После небольшого застолья кто-то высоким голосом начал песню. Эта песня была очень грустной, жалобной. Женщины ее пели и плакали одновременно. Потом как-то немного встряхнулись и начали любимую тогда всей страной «Темную ночь». А поскольку на село уже наступили сумерки, освещаемые лишь звездочками с небес, то от слов «темная ночь, только пули свистят по степи, только ветер гудит в проводах, тускло звезды мерцают…», кажется, трепетала каждая клеточка тела.
У женщин оказались прекрасные, сильные голоса, особенно им удавались русские народные песни. А потом отец попросил разрешения самому спеть песню, которую сочинил боец Волховского фронта Павел Шубин и поэтому так любимую бойцами Ленинградского и Волховского фронтов. Она называлась «Волховская застольная».
Не могу удержаться, чтобы не привести хотя бы один куплет этой песни: «Выпьем за тех, кто неделями долгими в мерзлых лежал блиндажах, бился на Ладоге, дрался на Волхове, не отступал ни на шаг». Эта песня – замечательный пример слияния глубокого человеческого переживания на войне с патриотическими мотивами, высвечивающими силу народного подвига. В ней такие задушевные, трогающие сердце слова, что она стала настоящим гимном для всех ленинградцев, переживших войну. И хотя присутствующие за столом люди слышали ее впервые, но очень быстро подхватили мелодию и дружно подпевали отцу.
Пожалуй, именно с этого вечера военной поры песня запала в мою душу и стала заметной частью моей дальнейшей жизни.
На следующий день отец уезжал. Перед отъездом решили всей семьей прогуляться по лесу. Был теплый солнечный день, лесные полянки пестрели ягодами. Все дружно лакомились дарами леса. Было радостно и очень грустно одновременно.
Пока гуляли, отец, под предлогом, что ему надо с мамой поговорить наедине на важную тему, дважды обращался ко мне с просьбой забрать братьев и сестру и полакомиться ягодами немножко в стороне, но недалеко. Мне тогда было уже 11 лет и я прекрасно понимал, какие секретные переговоры могут быть в лесу у моих молодых тридцатилетних родителей, не видевших друг друга больше года, и относился к просьбам отца должным образом.
Едва мы вернулись в деревню, как за отцом приехала машина и началось прощание.
Мы со всех сторон облепили его. Первой заплакала мама, за ней, видимо, чувствуя сердцем печаль момента, заревела сестра Лариса, а уж затем плакали все. Помнится, что и отец тоже прослезился.
Он расцеловал нас всех, затем обратился ко мне:
– Боря, ты остаешься за старшего, помогай маме, следи за меньшими братьями. А вы, братья, должны дружить и помогать друг другу.
Нам опять предстояла разлука, а вместе с ней новые переживания и неизвестность.
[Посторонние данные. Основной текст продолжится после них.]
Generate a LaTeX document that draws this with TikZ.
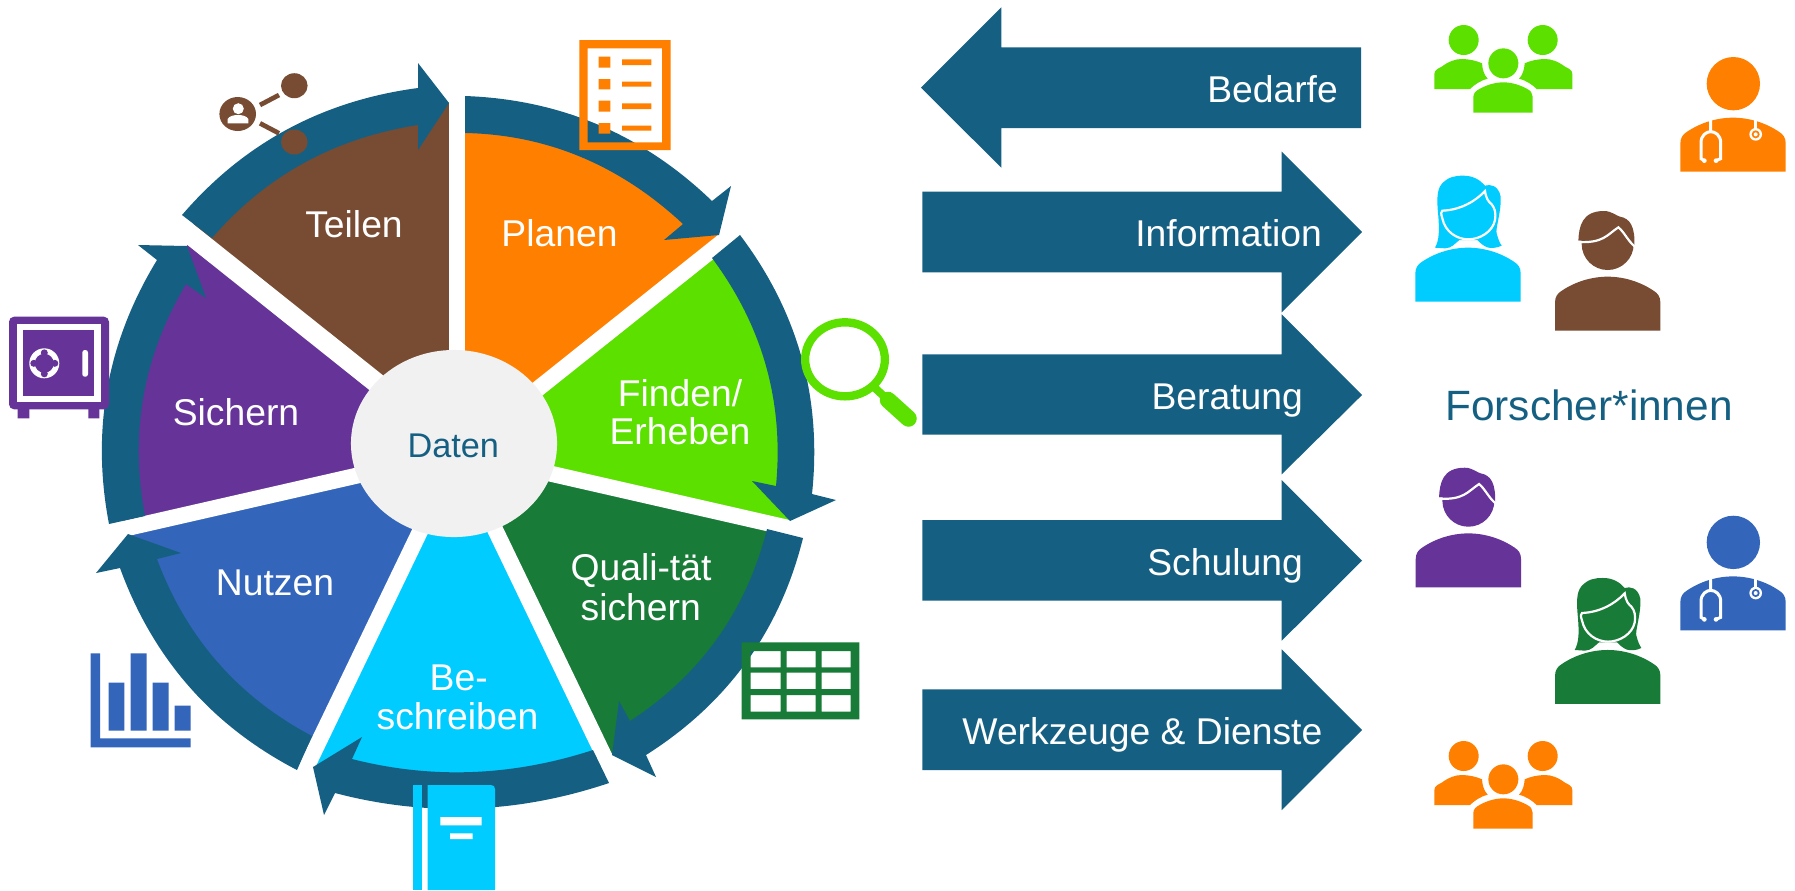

Помню, что отец еще раз дал нам всем напутствия. Просил почаще писать ему. Запомнились его слова:
– Помните, что ваши весточки для меня большая радость.
Пообещал при первой возможности забрать нас в Ленинград. После этого сел в поджидавшую его полуторку, помахал рукой на прощание и уехал вновь далеко, далеко. Уехал на фронт, на войну, до конца которой оставалось еще целых два очень длинных года.
Будни военного времени
Вскоре после отъезда отца мама в очередной раз отпросила меня у директора интерната на целых 10 дней. Приближалась осень, и надо было выполнить много неотложной работы. Начинать пришлось вновь с топлива. Когда возчики привезли на телегах целую гору дров, я пришел в ужас. Но делать было нечего. Вновь поставили козлы, и началась бесконечная распиловка дров. До сих пор перед глазами стоит толстое полено. Пила мучительно долго входит в него. Часто отдыхаем. Нередко маме приходится бежать на истошные крики Лариски, которая здесь же ползает по земле среди кур, петухов, уток, валяющихся в пыли поросят. В один из моментов, когда мы были увлечены работой, Лариса начала хватать за ногу козу, привязанную веревкой к забору. Козе это, естественно, не понравилось, и она боднула Ларису рогами. Лариса подняла такой плач и крик, что коза, испугавшись, начала биться на привязи и блеять. Из дома выскочила бабка. Стали выяснять последствия бодания. К счастью, все обошлось без большого ущерба для здоровья Ларисы. После этого жизнь во дворе продолжалась по заведенному порядку.
Через несколько дней дрова, наконец, были распилены. Затем пришлось долго их колоть, складывать в поленницы. К концу дня от такого труда я сильно уставал, но именно тогда впервые ощутил глубокое удовлетворение от проделанной работы. Меня радовало то, что я сумел помочь маме и она не будет мерзнуть зимой. В начале сентября мне вновь пришлось отпрашиваться у директора интерната и идти помогать маме в уборке картофеля и овощей.